## Given task
Using the records that appear below, write out exactly the lines from the one with "Give me the Plotly.js source for this chart." through the one with "const FS = 32;", keeping both end lines.

## Data to process

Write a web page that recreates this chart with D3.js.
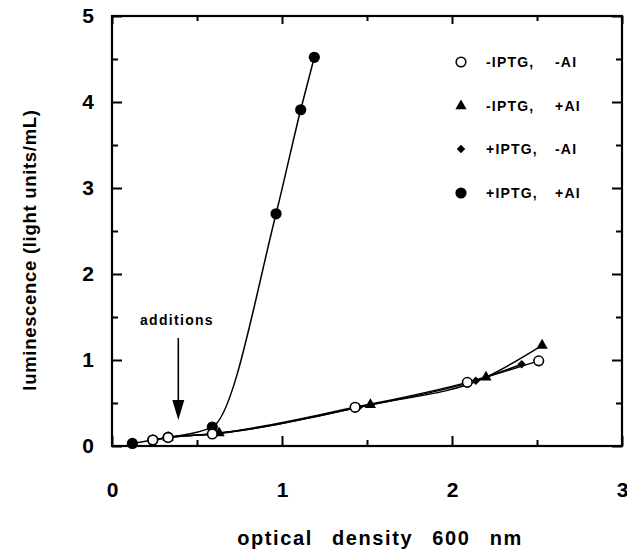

--

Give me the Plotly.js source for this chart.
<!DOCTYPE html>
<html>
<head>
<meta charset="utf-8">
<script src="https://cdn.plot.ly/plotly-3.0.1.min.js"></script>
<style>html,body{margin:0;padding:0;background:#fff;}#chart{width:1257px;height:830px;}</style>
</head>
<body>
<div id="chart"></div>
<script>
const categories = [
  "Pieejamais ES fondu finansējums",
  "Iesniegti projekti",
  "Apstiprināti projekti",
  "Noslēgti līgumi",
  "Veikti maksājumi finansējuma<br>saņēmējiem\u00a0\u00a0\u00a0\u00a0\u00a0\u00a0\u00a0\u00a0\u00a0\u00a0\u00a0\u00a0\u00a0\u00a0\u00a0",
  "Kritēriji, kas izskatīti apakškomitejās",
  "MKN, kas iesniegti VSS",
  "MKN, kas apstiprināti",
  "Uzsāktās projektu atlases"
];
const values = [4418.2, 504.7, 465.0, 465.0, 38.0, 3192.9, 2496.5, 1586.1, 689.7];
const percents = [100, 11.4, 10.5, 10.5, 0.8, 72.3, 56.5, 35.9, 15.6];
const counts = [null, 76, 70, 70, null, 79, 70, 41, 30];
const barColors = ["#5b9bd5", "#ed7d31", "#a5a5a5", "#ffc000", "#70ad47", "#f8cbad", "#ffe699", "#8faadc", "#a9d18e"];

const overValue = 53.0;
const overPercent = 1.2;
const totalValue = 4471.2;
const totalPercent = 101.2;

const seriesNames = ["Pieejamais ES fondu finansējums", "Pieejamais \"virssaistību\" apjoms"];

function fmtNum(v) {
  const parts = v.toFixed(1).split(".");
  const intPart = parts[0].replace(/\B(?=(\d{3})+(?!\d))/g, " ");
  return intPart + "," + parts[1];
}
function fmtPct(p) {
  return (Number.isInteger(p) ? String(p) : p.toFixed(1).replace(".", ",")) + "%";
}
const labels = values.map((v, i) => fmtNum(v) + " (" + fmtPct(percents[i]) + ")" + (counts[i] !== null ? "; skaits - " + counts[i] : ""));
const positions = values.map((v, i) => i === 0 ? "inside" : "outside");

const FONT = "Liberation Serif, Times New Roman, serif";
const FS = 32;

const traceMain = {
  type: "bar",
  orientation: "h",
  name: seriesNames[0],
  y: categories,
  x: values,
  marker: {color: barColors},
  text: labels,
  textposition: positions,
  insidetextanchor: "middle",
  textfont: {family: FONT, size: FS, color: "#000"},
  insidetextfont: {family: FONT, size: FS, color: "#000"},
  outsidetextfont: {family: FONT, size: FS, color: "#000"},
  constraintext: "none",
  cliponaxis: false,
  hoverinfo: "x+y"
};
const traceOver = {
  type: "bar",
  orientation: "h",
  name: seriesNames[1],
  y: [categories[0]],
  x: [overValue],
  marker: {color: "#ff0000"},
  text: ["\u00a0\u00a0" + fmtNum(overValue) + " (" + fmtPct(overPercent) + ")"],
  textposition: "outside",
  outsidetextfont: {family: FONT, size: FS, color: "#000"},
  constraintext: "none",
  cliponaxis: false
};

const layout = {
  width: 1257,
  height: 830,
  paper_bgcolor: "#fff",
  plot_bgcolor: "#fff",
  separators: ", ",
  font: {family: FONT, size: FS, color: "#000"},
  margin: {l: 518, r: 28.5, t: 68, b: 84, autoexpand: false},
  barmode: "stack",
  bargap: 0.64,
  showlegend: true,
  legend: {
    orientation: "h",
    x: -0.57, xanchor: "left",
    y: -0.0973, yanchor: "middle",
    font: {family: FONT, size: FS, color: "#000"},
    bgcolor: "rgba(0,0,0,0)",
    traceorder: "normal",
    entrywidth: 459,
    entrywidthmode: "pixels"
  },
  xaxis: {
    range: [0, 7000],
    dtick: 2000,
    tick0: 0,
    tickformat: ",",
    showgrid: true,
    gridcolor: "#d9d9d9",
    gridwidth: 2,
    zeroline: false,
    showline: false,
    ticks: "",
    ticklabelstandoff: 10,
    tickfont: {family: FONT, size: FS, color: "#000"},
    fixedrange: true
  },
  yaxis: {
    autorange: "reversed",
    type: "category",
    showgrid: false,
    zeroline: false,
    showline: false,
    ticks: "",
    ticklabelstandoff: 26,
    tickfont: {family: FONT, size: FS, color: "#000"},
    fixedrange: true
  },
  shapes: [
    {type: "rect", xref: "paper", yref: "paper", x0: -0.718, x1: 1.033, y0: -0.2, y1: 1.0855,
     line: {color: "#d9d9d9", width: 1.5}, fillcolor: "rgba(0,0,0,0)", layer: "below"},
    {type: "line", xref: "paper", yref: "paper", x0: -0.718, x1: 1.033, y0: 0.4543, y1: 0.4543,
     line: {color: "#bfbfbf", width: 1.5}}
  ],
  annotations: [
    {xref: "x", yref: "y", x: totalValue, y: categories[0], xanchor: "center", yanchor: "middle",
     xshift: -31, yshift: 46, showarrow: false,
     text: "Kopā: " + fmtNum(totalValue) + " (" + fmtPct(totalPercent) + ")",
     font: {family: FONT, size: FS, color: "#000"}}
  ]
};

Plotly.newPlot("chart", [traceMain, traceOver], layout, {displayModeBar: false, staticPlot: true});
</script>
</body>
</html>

---

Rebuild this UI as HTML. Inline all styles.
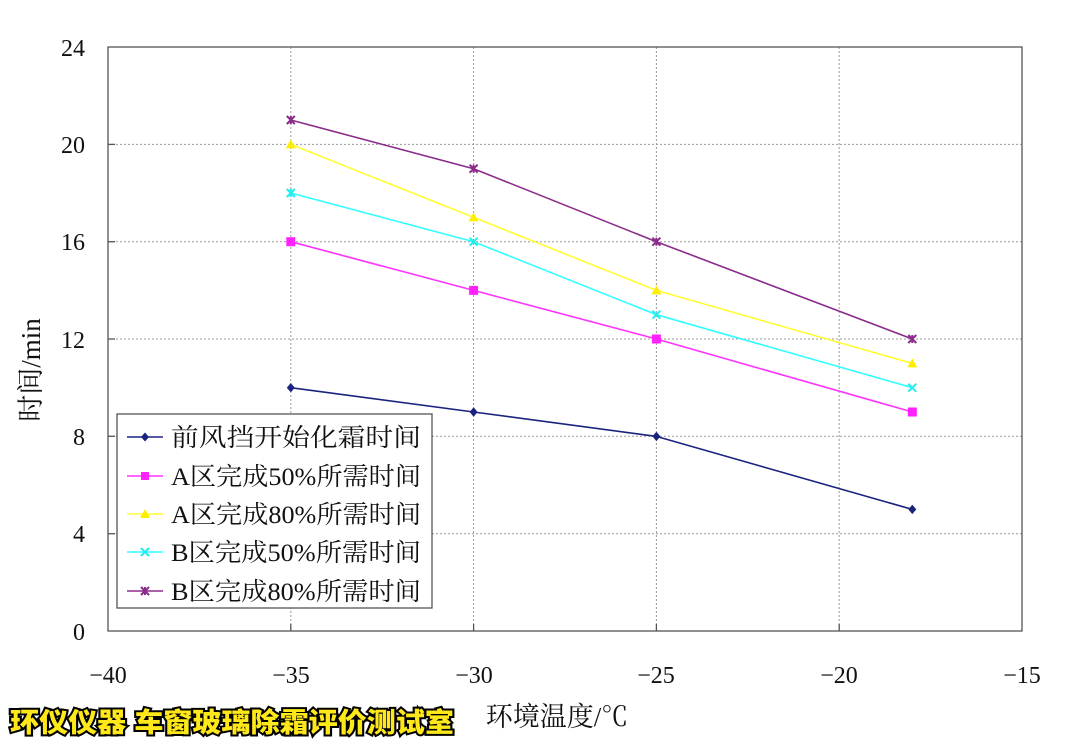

## Task response
Give me the Plotly.js source for this chart.
<!DOCTYPE html>
<html>
<head>
<meta charset="utf-8">
<script src="https://cdn.plot.ly/plotly-3.0.1.min.js"></script>
<style>html,body{margin:0;padding:0;background:#fff;}#chart{width:1257px;height:830px;}</style>
</head>
<body>
<div id="chart"></div>
<script>
const categories = [
  "Pieejamais ES fondu finansējums",
  "Iesniegti projekti",
  "Apstiprināti projekti",
  "Noslēgti līgumi",
  "Veikti maksājumi finansējuma<br>saņēmējiem\u00a0\u00a0\u00a0\u00a0\u00a0\u00a0\u00a0\u00a0\u00a0\u00a0\u00a0\u00a0\u00a0\u00a0\u00a0",
  "Kritēriji, kas izskatīti apakškomitejās",
  "MKN, kas iesniegti VSS",
  "MKN, kas apstiprināti",
  "Uzsāktās projektu atlases"
];
const values = [4418.2, 504.7, 465.0, 465.0, 38.0, 3192.9, 2496.5, 1586.1, 689.7];
const percents = [100, 11.4, 10.5, 10.5, 0.8, 72.3, 56.5, 35.9, 15.6];
const counts = [null, 76, 70, 70, null, 79, 70, 41, 30];
const barColors = ["#5b9bd5", "#ed7d31", "#a5a5a5", "#ffc000", "#70ad47", "#f8cbad", "#ffe699", "#8faadc", "#a9d18e"];

const overValue = 53.0;
const overPercent = 1.2;
const totalValue = 4471.2;
const totalPercent = 101.2;

const seriesNames = ["Pieejamais ES fondu finansējums", "Pieejamais \"virssaistību\" apjoms"];

function fmtNum(v) {
  const parts = v.toFixed(1).split(".");
  const intPart = parts[0].replace(/\B(?=(\d{3})+(?!\d))/g, " ");
  return intPart + "," + parts[1];
}
function fmtPct(p) {
  return (Number.isInteger(p) ? String(p) : p.toFixed(1).replace(".", ",")) + "%";
}
const labels = values.map((v, i) => fmtNum(v) + " (" + fmtPct(percents[i]) + ")" + (counts[i] !== null ? "; skaits - " + counts[i] : ""));
const positions = values.map((v, i) => i === 0 ? "inside" : "outside");

const FONT = "Liberation Serif, Times New Roman, serif";
const FS = 32;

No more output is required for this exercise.